Language is one of the fundamental tools we use to navigate the world, but we often don’t think about all the minute nuances that make up our experience in language. The field of linguistics helps bring attention to the variety of small aspects of language and their interactions that underlie our everyday conversations. 

Linguistics research often focuses on how language is used differently by people of different demographics and intersectionalities. One class at U of T that helps bring attention to the gendering of language use is JAL355H1 — Language and Gender, a joint anthropology and linguistics course. 

JAL355H1 spotlights the ways gender affects our experiences of language and how the usage of language is gendered in society. Among discussions about gender and language, two topics from JAL355H1 that exemplify the kind of issues the course addresses are the study of interruptions and the structure of interactions in a conversation. 

How interruptions work in language

In a conversation, when one person speaks, they provide places where it is appropriate for other speakers to join the conversation, called “transition relevant places.” Transition relevant places are points in the conversation at which it feels natural to change speakers — such as at the end of a sentence. 

When someone begins to speak at a transition ‘irrelevant’ place, linguists call this overlap.

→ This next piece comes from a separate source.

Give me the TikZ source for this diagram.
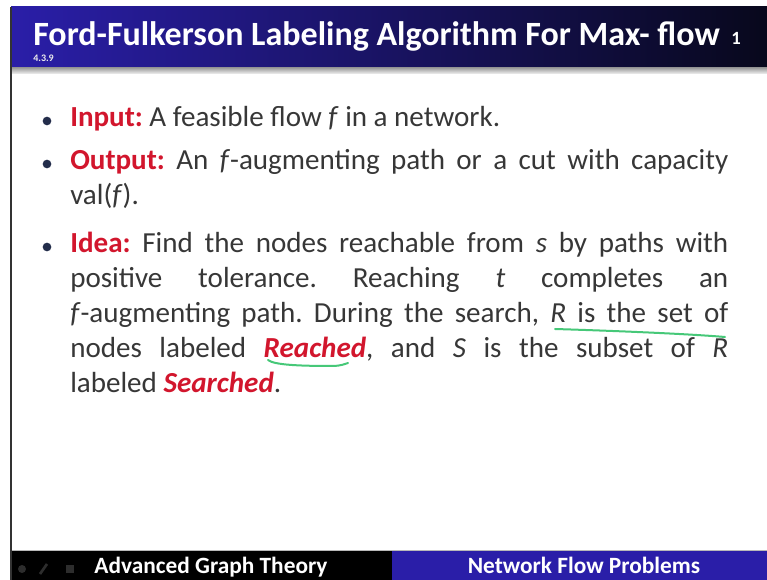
\documentclass[tikz,border=0pt]{standalone}
\usepackage{fontspec}
\setmainfont{Carlito}
\usetikzlibrary{positioning}

\definecolor{slideblue}{RGB}{42,30,168}
\definecolor{slidemid}{RGB}{30,22,120}
\definecolor{titledark}{RGB}{8,8,28}
\definecolor{keyred}{RGB}{210,22,45}
\definecolor{bodygray}{RGB}{55,55,55}
\definecolor{bulletnavy}{RGB}{35,45,75}
\definecolor{markgreen}{RGB}{70,200,120}
\definecolor{navgray}{RGB}{45,45,45}

\newcommand{\keyword}[1]{\textcolor{keyred}{\textbf{#1}}}
\newcommand{\keylabel}[1]{\textcolor{keyred}{\textbf{\textit{#1}}}}
\hbadness=10000
\frenchspacing

\begin{document}
\begin{tikzpicture}[
    x=0.75pt, y=-0.75pt,
    bodytext/.style={
        anchor=base west,
        inner sep=0pt,
        text width=493.5pt,
        align=justify,
        text=bodygray,
        font=\fontsize{21.8}{26.25}\selectfont
    },
    bulletdot/.style={circle, fill=bulletnavy, inner sep=0pt, minimum size=6.5pt},
    bartext/.style={text=white, inner sep=0pt, anchor=base, font=\bfseries\fontsize{17.5}{19}\selectfont},
    pen/.style={markgreen, line width=1.5pt, line cap=round}
]
    \useasboundingbox (0,0) rectangle (767,580);
    \fill[white] (0,0) rectangle (767,580);

    % title bar
    \shade[left color=slideblue, middle color=slidemid, right color=titledark]
        (11,7) rectangle (767,68);
    \shade[top color=gray!75, bottom color=gray!10] (11,68) rectangle (767,74);
    \node[anchor=base west, inner sep=0pt, text=white,
        font=\bfseries\fontsize{25.5}{30}\selectfont] (title) at (33,46)
        {Ford-Fulkerson Labeling Algorithm For Max- flow};
    \node[anchor=base west, inner sep=0pt, text=white,
        font=\bfseries\fontsize{14}{16}\selectfont] (pageno) at (731,45) {1};
    \node[anchor=base west, inner sep=0pt, text=white!85!gray,
        font=\bfseries\fontsize{7.5}{9}\selectfont] (section) at (33,62) {4.3.9};

    % body
    \node[bulletdot] (dotinput) at (47,121) {};
    \node[bodytext] (input) at (70,127)
        {\keyword{Input:} A feasible flow \textit{f} in a network.};

    \node[bulletdot] (dotoutput) at (47,164) {};
    \node[bodytext] (output) at (70,170)
        {\keyword{Output:} An \textit{f}-augmenting path or a cut with capacity\linebreak
        val(\textit{f}).};

    \node[bulletdot] (dotidea) at (47,247) {};
    \node[bodytext] (idea) at (70,253)
        {\keyword{Idea:} Find the nodes reachable from \textit{s} by paths with\linebreak
        positive tolerance. Reaching \textit{t} completes an\linebreak
        \textit{f}-augmenting path. During the search, \textit{R} is the set of\linebreak
        nodes labeled \keylabel{Reached}, and \textit{S} is the subset of \textit{R}\linebreak
        labeled \keylabel{Searched}.};

    % pen marks
    \draw[pen] (555,329) .. controls (620,331) and (690,334) .. (725,337);
    \draw[pen] (268,360) .. controls (274,365) and (300,366) .. (333,366)
        .. controls (340,366) and (345,364) .. (348,363);

    % footer
    \draw[gray!55, line width=1pt] (11,550.5) -- (767,550.5);
    \fill[black] (11,551) rectangle (392,580);
    \fill[slideblue] (392,551) rectangle (767,580);
    \fill[navgray] (22,569) circle (4);
    \draw[navgray, line width=2pt] (40,574) -- (47,564);
    \fill[navgray] (66,565) rectangle (74,573);
    \node[bartext] (course) at (211,573) {Advanced Graph Theory};
    \node[bartext] (topic) at (584,573) {Network Flow Problems};

    \draw[gray!40!black, line width=1.2pt] (11,7) -- (11,580);
\end{tikzpicture}
\end{document}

One type of overlap is cooperative overlap — when a person in the conversation interjects short affirmative words like “yep” or “uh-huh” that don’t change the flow of the conversation. The other type of overlap is interruption. Interruption is a hijacking of the conversation at a non-transition relevant place, which diverts the conversation to the interrupting speaker. 

The gendering of interruption in research about language is conflicted in scientific literature. Some early research by linguists Don H. Zimmerman and Candace West in 1975 found that interruptions occurred more in men’s conversations with women than in conversations with other combinations of genders. More specifically, men interrupted conversations with women more often than with men.

However, in the 1990s, other linguists found differing or inconclusive results, with the effect of interruptions changing due to factors such as setting or the social positions of the conversation participants. Essentially, participants thought of interruptions differently if they were in a business meeting or a conversation among friends. 

Specifically, when linguists Kristin J. Anderson and Campbell Leaper were reviewing studies on the effects of gender on interruptions, they found these gendered effects were greater in more intrusive interruptions, as in those that were the most successful at commandeering the conversation, compared to non-intrusive interruptions. 

Gender affects what we hear

We’ve all heard about how women or gender-diverse people might present an idea in a meeting to receive no acknowledgment, but the second a man says the same idea, the room celebrates it. Linguistics can explain this using a part of speech act theory, which breaks an utterance down into three components: locutionary, illocutionary, and perlocutionary acts. 

A locutionary act refers to the exact words of a statement — essentially, what you said. An illocutionary act is what you meant by the statement, or what action you wanted to compel from the listener. Together, locutionary and illocutionary acts form “uptake,” which is your ability to get your point across.  

A perlocutionary act is what the listener thought you meant, and it determines whether you were successful in getting your message across. Specifically, perlocutionary acts determine “discourse updating,” which constitutes the conversation being redirected to include the new information from the statement. 

For example, if I tell my dog “sit” — a locutionary act, I mean for him to sit, which is an illocutionary act, and if he listens to me and sits, he understands my meaning and performs the requested action, demonstrating a perlocutionary act.  

Uptake and discourse updating can both be affected by gender. Uptake can sometimes depend on the listeners’ perceptions of what the speaker is saying in the conversation. Listeners’ perceptions are also based on the genders of the participants, which means the conversation is filtered through the listener’s own biases about gender

Discourse updating can also be affected by gender; if listeners in the conversation do not take the speech of women, gender-diverse people, or other minoritized speakers as equally valuable as men, then the conversation may not be updated to include ideas or statements coming from those women, gender-diverse people, or otherwise minoritized speakers. 

Gender acutely and directly affects how we hear and are heard by the world around us. Linguistics and courses like JAL355H1 can help decipher the numerous interactions that make up our everyday lives and unpick the systems of language that surround us. Further, looking at linguistic phenomena such as interruptions or speech act theory can help us understand how we interact in conversations and describe problems we might face, continuing to show how we navigate the world using the fundamental tool of language.